If we input these data to our ML classifiers we get the following results:

100 (“error”)

110

010 (“error”)

110

However if we run the machine learning model results through ensembling model that uses majority voting, the result will be correct: 110. Despite two errors.

This example shows why combining machine learning models may lead to better results than the base models.

It also helps explain why there is some truth to the wisdom of crowds.

Ensemble methods

There are several different types of ensembling methods:

averaging
bagging
boosting
stacking
blending

Averaging

In averaging ensemble method we simply average the predictions of the individual base models.

Bagging

The bagging works by taking sampling from the train data set with replacement. Note that in such sampling we may obtain train data sets where the same instances may be present more than time. Once we have the sampled train data sets we train base model on these data sets, obtaining several base models.

If you ask yourself about the origin of the name, it comes by taking characters from the Bootstrapping name. Bagging was introduced by L. Breiman in 1994.

A well known example of bagging are random forests which are just decision trees trained on different samples from train data sets.

Where does bagging help us?

One benefit of bagging is that it decreases the variance of the machine learning model. We all know that all machine learning models suffer from the bias variance trade-off. Bias tells us something about how appropriate is the model for the problem and data set. Variance is the sensitivity of machine learning model to the training data set. Machine learning model with high variance will change greatly if we replace train data set with other instances.

Boosting

What about the bias? Well, we can reduce it by using the boosting approach.

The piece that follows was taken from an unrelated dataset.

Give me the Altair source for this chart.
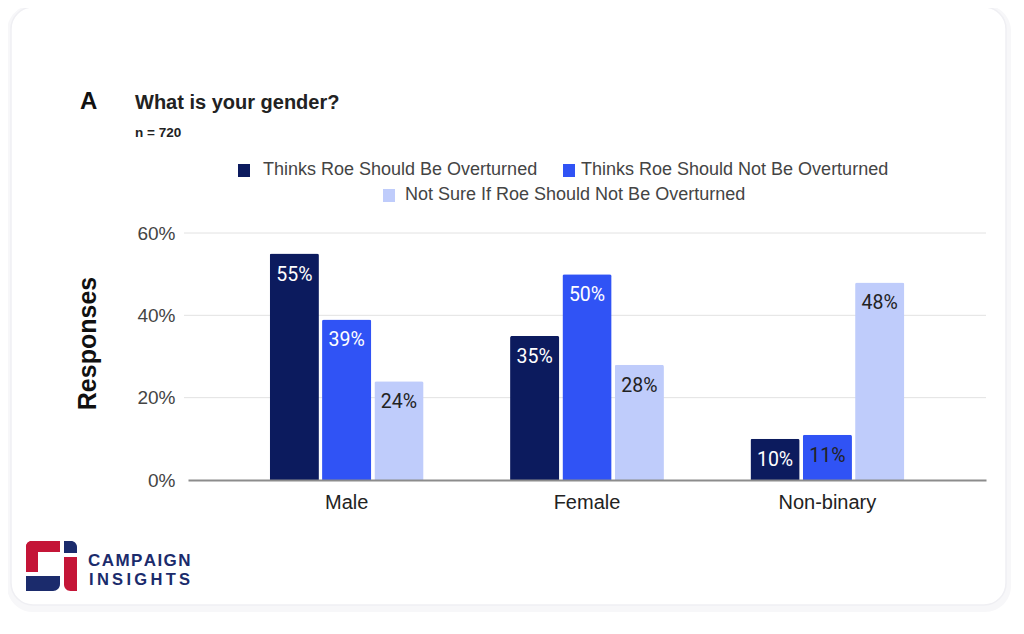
import altair as alt
import pandas as pd

# ---- data ----
genders = ["Male", "Female", "Non-binary"]
series = [
    "Thinks Roe Should Be Overturned",
    "Thinks Roe Should Not Be Overturned",
    "Not Sure If Roe Should Not Be Overturned",
]
overturned = [0.55, 0.35, 0.10]
not_overturned = [0.39, 0.50, 0.11]
not_sure = [0.24, 0.28, 0.48]
y_ticks = [0, 0.2, 0.4, 0.6]

# ---- styles ----
colors = ["#0c1b5e", "#3053f5", "#bfccfb"]
label_colors = {
    ("Male", 0): "#ffffff", ("Male", 1): "#ffffff", ("Male", 2): "#222222",
    ("Female", 0): "#ffffff", ("Female", 1): "#ffffff", ("Female", 2): "#222222",
    ("Non-binary", 0): "#ffffff", ("Non-binary", 1): "#222222", ("Non-binary", 2): "#222222",
}
FONT = "Liberation Sans"

rows = []
for si, vals in enumerate([overturned, not_overturned, not_sure]):
    for g, v in zip(genders, vals):
        rows.append({"gender": g, "series": series[si], "value": v,
                     "lab": label_colors[(g, si)]})
df = pd.DataFrame(rows)
grid_df = pd.DataFrame({"value": [t for t in y_ticks if t > 0]})
one = pd.DataFrame({"a": [0]})

W, H = 798, 247
OX, OY = 188, 233  # page position of plot origin


def px(x):
    return alt.value(x - OX)


def py(y):
    return alt.value(y - OY)


x_enc = alt.X(
    "gender:N", sort=genders,
    scale=alt.Scale(paddingInner=0.36, paddingOuter=0.34),
    axis=alt.Axis(title=None, labelAngle=0, labelFontSize=20, labelColor="#222222",
                  labelFont=FONT, labelPadding=12, ticks=False,
                  domainColor="#8c8c8c", domainWidth=2, zindex=1),
)
xoff = alt.XOffset("series:N", sort=series, scale=alt.Scale(paddingInner=0.06))
y_enc = alt.Y(
    "value:Q", scale=alt.Scale(domain=[0, 0.6], nice=False),
    axis=alt.Axis(values=y_ticks, format=".0%", grid=False, ticks=False, domain=False,
                  labelFontSize=19, labelColor="#444444", labelFont=FONT, labelPadding=13,
                  title="Responses", titleFontSize=25, titleFont=FONT, titleFontWeight="bold",
                  titleColor="#111111", titleAngle=-90, titleAlign="center",
                  titleBaseline="middle", titleX=-101, titleY=110, zindex=1),
)

# card background with faint shadow
shadow = alt.Chart(one).mark_rect(cornerRadius=26, fill="#f7f7f9").encode(
    x=px(7), x2=px(1011), y=py(5), y2=py(612))
card = alt.Chart(one).mark_rect(cornerRadius=22, fill="#ffffff", stroke="#efeff3",
                                strokeWidth=1.5).encode(
    x=px(11), x2=px(1006), y=py(7), y2=py(605))

grid = alt.Chart(grid_df).mark_rule(color="#e2e2e2", strokeWidth=1).encode(
    y=alt.Y("value:Q"), x=alt.value(-4), x2=alt.value(W))

bars = alt.Chart(df).mark_bar(cornerRadiusTopLeft=2, cornerRadiusTopRight=2).encode(
    x=x_enc, xOffset=xoff, y=y_enc,
    color=alt.Color("series:N", scale=alt.Scale(domain=series, range=colors), legend=None),
)

labels = alt.Chart(df).mark_text(baseline="alphabetic", dy=27, font="Roboto",
                                 fontSize=19.5, align="center").encode(
    x=alt.X("gender:N", sort=genders), xOffset=alt.XOffset("series:N", sort=series),
    y=alt.Y("value:Q"),
    text=alt.Text("value:Q", format=".0%"),
    color=alt.Color("lab:N", scale=None),
)


def txt(s, x, y, size, weight="normal", color="#222222", font=FONT, align="left"):
    return alt.Chart(one).mark_text(text=s, align=align, baseline="middle", fontSize=size,
                                    fontWeight=weight, color=color, font=font).encode(
        x=px(x), y=py(y))


def swatch(x, y, c):
    return alt.Chart(one).mark_rect(color=c).encode(
        x=px(x), x2=px(x + 12), y=py(y - 6), y2=py(y + 7))


titles = [
    txt("A", 80, 102, 24, "bold", "#111111"),
    txt("What is your gender?", 135, 103, 20, "bold", "#222222"),
    txt("n = 720", 135, 133, 13.5, "bold", "#222222"),
]
legend = [
    swatch(238, 170, colors[0]), txt(series[0], 263, 170, 18, color="#444444"),
    swatch(563, 170, colors[1]), txt(series[1], 581, 170, 18, color="#444444"),
    swatch(383, 195, colors[2]), txt(series[2], 405, 195, 18, color="#444444"),
]

navy = "#1b2b6c"
red = "#c41537"
logo = [
    alt.Chart(one).mark_rect(color=red, cornerRadiusTopLeft=7).encode(
        x=px(26), x2=px(60), y=py(541), y2=py(552)),
    alt.Chart(one).mark_rect(color=red, cornerRadiusTopLeft=7).encode(
        x=px(26), x2=px(38), y=py(541), y2=py(572)),
    alt.Chart(one).mark_rect(color=navy, cornerRadiusBottomRight=7).encode(
        x=px(26), x2=px(60), y=py(576), y2=py(591)),
    alt.Chart(one).mark_rect(color=navy, cornerRadiusTopRight=7).encode(
        x=px(64), x2=px(77), y=py(541), y2=py(553)),
    alt.Chart(one).mark_rect(color=red, cornerRadiusBottomLeft=7).encode(
        x=px(64), x2=px(77), y=py(557), y2=py(591)),
    txt("C\u200aA\u200aM\u200aP\u200aA\u200aI\u200aG\u200aN", 88, 561, 17, "bold", navy),
    txt("I\u2009N\u2009S\u2009I\u2009G\u2009H\u2009T\u2009S", 89, 580, 16.5, "bold", navy),
]

chart = alt.layer(shadow, card, grid, bars, labels, *titles, *legend, *logo).properties(
    width=W, height=H,
    autosize=alt.AutoSizeParams(type="none"),
    padding={"left": OX - 8, "top": OY - 8, "right": 1008 - (OX - 8) - W, "bottom": 616 - (OY - 8) - H},
    background="#ffffff",
).configure_view(stroke=None)

chart.save("out.html", embed_options={"renderer": "svg", "actions": False})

In this case we train our base models sequentially. We train the first base model on our data and then reweight instances for which we got poor predictions. Then we train the next base model on this modified data and repeating these steps. The main idea is that the next base model tries to perform well on instances for which there was poor performance by previous base models.

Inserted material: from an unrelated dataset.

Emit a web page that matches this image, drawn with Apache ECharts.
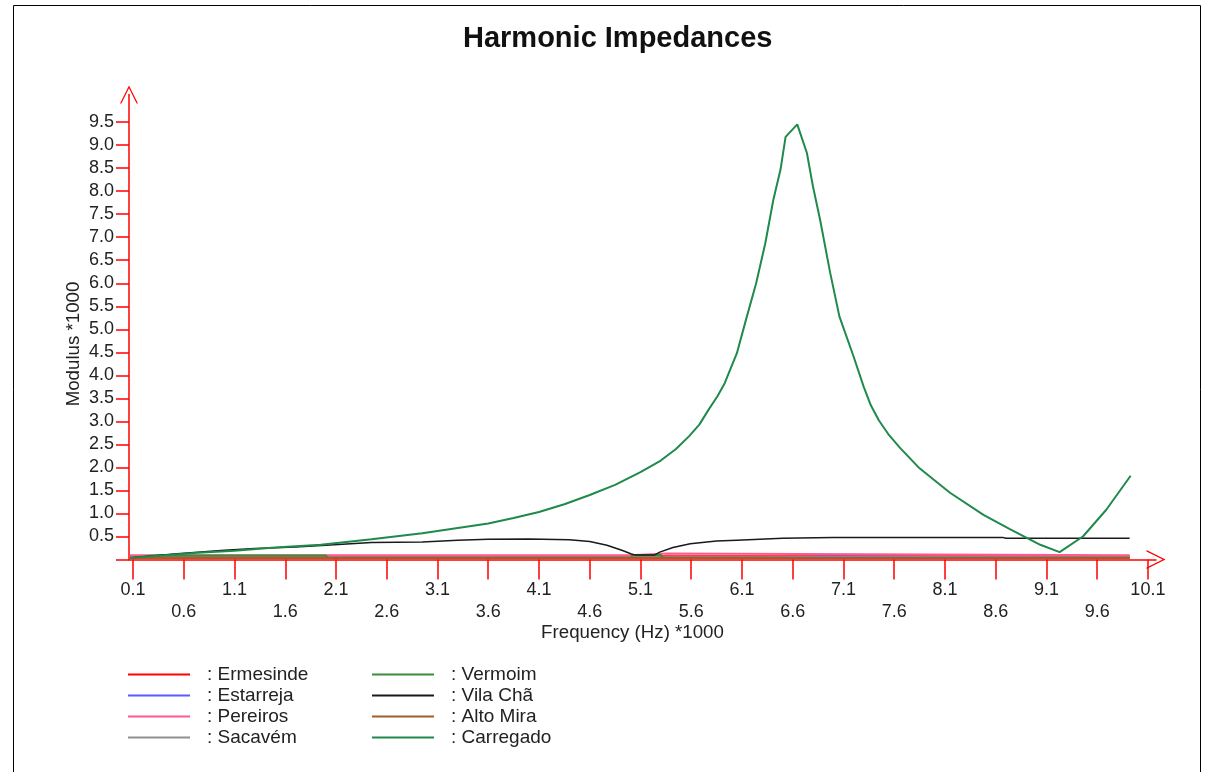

Many boosting algorithms have been developed over the years, e.g. AdaBoost, Gradient boosting and XGBoost.

Stacking

Finally, let us consider stacking ensembling method. In stacking we have base models and additional meta model which trains on the out of fold predictions of the base models.

We could e.g. build the following base models:

logistic regression
linear regression (lasso, ridge)
decision trees
random forests
support vector machine
gradient boosting machine
xgboost
lightbm
lstm deep neural net
cnn neural net

Diagram of base models and meta model for stacking:

For meta model we can use logistic regression, lasso regression or XGBoost.

Stacking is trained in two major steps:

train the base models with k-fold validation, set aside the out of fold predictions of the base models
train the meta model on these out of fold prediction

Blending

Blending is slightly different to stacking.

Blending uses the held out validation set instead of out fold predictions, typically 10% of instances are used for this purpose.

AI Content Writing

In the second part of our article we will discuss recent advances in the field of AI Content Writing. In recent years there has been a lot of great steps in the natural language processing. In computer vision, a big step was the Imagenet competition and the big improvements made as part of it, e.g. AlexNet, Resnet, VGG and other great models which significantly improved performance over prior best results.

In natural language processing consulting we judge that a similar moment was achieved with great improvements in main language tasks with BERT or Bidirectional Encoder Representations from Transformers.

BERT has achieved great progress in many NLP tasks, such as Question Answering (SQuAD v1.1), Natural Language Inference (MNLI), and other tasks.

Another great leap was the GPT 2 model of OpenAI. It is particularly suited for content generation. Initially, OpenAI released only the smallest 110M model with 110 million parameters, in February 2019. They have released bigger models over time with the latest released being the original best one 1.5B.

Journalists and others testing this model were greatly impressed with its performance. Content writing services for AI and other fields may be affected by these developments in the next years. It is possible that new services will be started that will offer high quality AI content writing at a smaller price than the human writers.

GPT2 content generation also already led to interesting applications, e.g. the game AI Dungeon 2 has attracted a large number of users after its launch.